> [What you will do] Retype the whole listing verbatim and keep the pictures out of it.

> [Information supplied]
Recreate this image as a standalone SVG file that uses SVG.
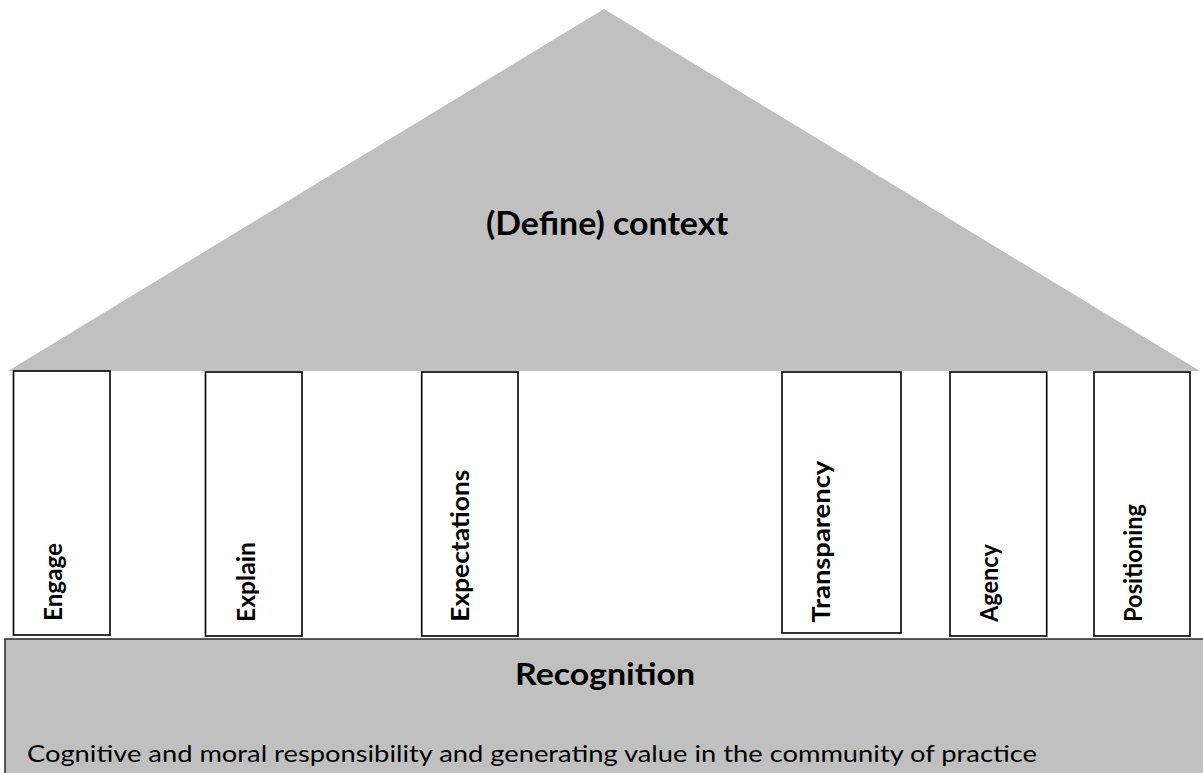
<svg xmlns="http://www.w3.org/2000/svg" width="1203" height="773" viewBox="0 0 1203 773">
<style>
.pillar{fill:#ffffff;stroke:#000000;stroke-width:1.6}
.plabel{font-family:Lato,"Liberation Sans",sans-serif;font-weight:bold;font-size:24px;fill:#000}
.title{font-family:Lato,"Liberation Sans",sans-serif;font-weight:bold;fill:#000}
.body{font-family:Lato,"Liberation Sans",sans-serif;font-size:24px;fill:#000}
</style>
<rect width="1203" height="773" fill="#ffffff"/>
<g id="roof">
<polygon points="604,9 8,371 1200,371" fill="#c0c0c0"/>
<text class="title" x="607" y="235" font-size="32" text-anchor="middle" textLength="242" lengthAdjust="spacingAndGlyphs">(Define) context</text>
</g>
<g id="base">
<rect x="5" y="639" width="1210" height="150" fill="#c0c0c0" stroke="#333333" stroke-width="1.6"/>
<text class="title" x="605" y="685" font-size="31" text-anchor="middle" textLength="180" lengthAdjust="spacingAndGlyphs">Recognition</text>
<text class="body" x="27" y="762" textLength="1010" lengthAdjust="spacingAndGlyphs">Cognitive and moral responsibility and generating value in the community of practice</text>
</g>
<g id="engage">
<rect class="pillar" x="13.5" y="371" width="96.5" height="264"/>
<text class="plabel" transform="translate(62,621) rotate(-90)" textLength="78" lengthAdjust="spacingAndGlyphs">Engage</text>
</g>
<g id="explain">
<rect class="pillar" x="205.5" y="372" width="96.5" height="264"/>
<text class="plabel" transform="translate(255,622) rotate(-90)" textLength="80" lengthAdjust="spacingAndGlyphs">Explain</text>
</g>
<g id="expectations">
<rect class="pillar" x="421.7" y="372" width="96.3" height="264"/>
<text class="plabel" transform="translate(469,621.7) rotate(-90)" textLength="152" lengthAdjust="spacingAndGlyphs">Expectations</text>
</g>
<g id="transparency">
<rect class="pillar" x="782" y="372" width="119" height="261"/>
<text class="plabel" transform="translate(830,622.7) rotate(-90)" textLength="162" lengthAdjust="spacingAndGlyphs">Transparency</text>
</g>
<g id="agency">
<rect class="pillar" x="950" y="372" width="96.7" height="264"/>
<text class="plabel" transform="translate(998,622) rotate(-90)" textLength="78" lengthAdjust="spacingAndGlyphs">Agency</text>
</g>
<g id="positioning">
<rect class="pillar" x="1094" y="372" width="96" height="264"/>
<text class="plabel" transform="translate(1142,622) rotate(-90)" textLength="118" lengthAdjust="spacingAndGlyphs">Positioning</text>
</g>
<g id="connectors"/>
</svg>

> [Written answer]
Recreate this image as a standalone SVG file that uses SVG.
<svg xmlns="http://www.w3.org/2000/svg" width="1203" height="773" viewBox="0 0 1203 773">
<style>
.pillar{fill:#ffffff;stroke:#000000;stroke-width:1.6}
.plabel{font-family:Lato,"Liberation Sans",sans-serif;font-weight:bold;font-size:24px;fill:#000}
.title{font-family:Lato,"Liberation Sans",sans-serif;font-weight:bold;fill:#000}
.body{font-family:Lato,"Liberation Sans",sans-serif;font-size:24px;fill:#000}
</style>
<rect width="1203" height="773" fill="#ffffff"/>
<g id="roof">
<polygon points="604,9 8,371 1200,371" fill="#c0c0c0"/>
<text class="title" x="607" y="235" font-size="32" text-anchor="middle" textLength="242" lengthAdjust="spacingAndGlyphs">(Define) context</text>
</g>
<g id="base">
<rect x="5" y="639" width="1210" height="150" fill="#c0c0c0" stroke="#333333" stroke-width="1.6"/>
<text class="title" x="605" y="685" font-size="31" text-anchor="middle" textLength="180" lengthAdjust="spacingAndGlyphs">Recognition</text>
<text class="body" x="27" y="762" textLength="1010" lengthAdjust="spacingAndGlyphs">Cognitive and moral responsibility and generating value in the community of practice</text>
</g>
<g id="engage">
<rect class="pillar" x="13.5" y="371" width="96.5" height="264"/>
<text class="plabel" transform="translate(62,621) rotate(-90)" textLength="78" lengthAdjust="spacingAndGlyphs">Engage</text>
</g>
<g id="explain">
<rect class="pillar" x="205.5" y="372" width="96.5" height="264"/>
<text class="plabel" transform="translate(255,622) rotate(-90)" textLength="80" lengthAdjust="spacingAndGlyphs">Explain</text>
</g>
<g id="expectations">
<rect class="pillar" x="421.7" y="372" width="96.3" height="264"/>
<text class="plabel" transform="translate(469,621.7) rotate(-90)" textLength="152" lengthAdjust="spacingAndGlyphs">Expectations</text>
</g>
<g id="transparency">
<rect class="pillar" x="782" y="372" width="119" height="261"/>
<text class="plabel" transform="translate(830,622.7) rotate(-90)" textLength="162" lengthAdjust="spacingAndGlyphs">Transparency</text>
</g>
<g id="agency">
<rect class="pillar" x="950" y="372" width="96.7" height="264"/>
<text class="plabel" transform="translate(998,622) rotate(-90)" textLength="78" lengthAdjust="spacingAndGlyphs">Agency</text>
</g>
<g id="positioning">
<rect class="pillar" x="1094" y="372" width="96" height="264"/>
<text class="plabel" transform="translate(1142,622) rotate(-90)" textLength="118" lengthAdjust="spacingAndGlyphs">Positioning</text>
</g>
<g id="connectors"/>
</svg>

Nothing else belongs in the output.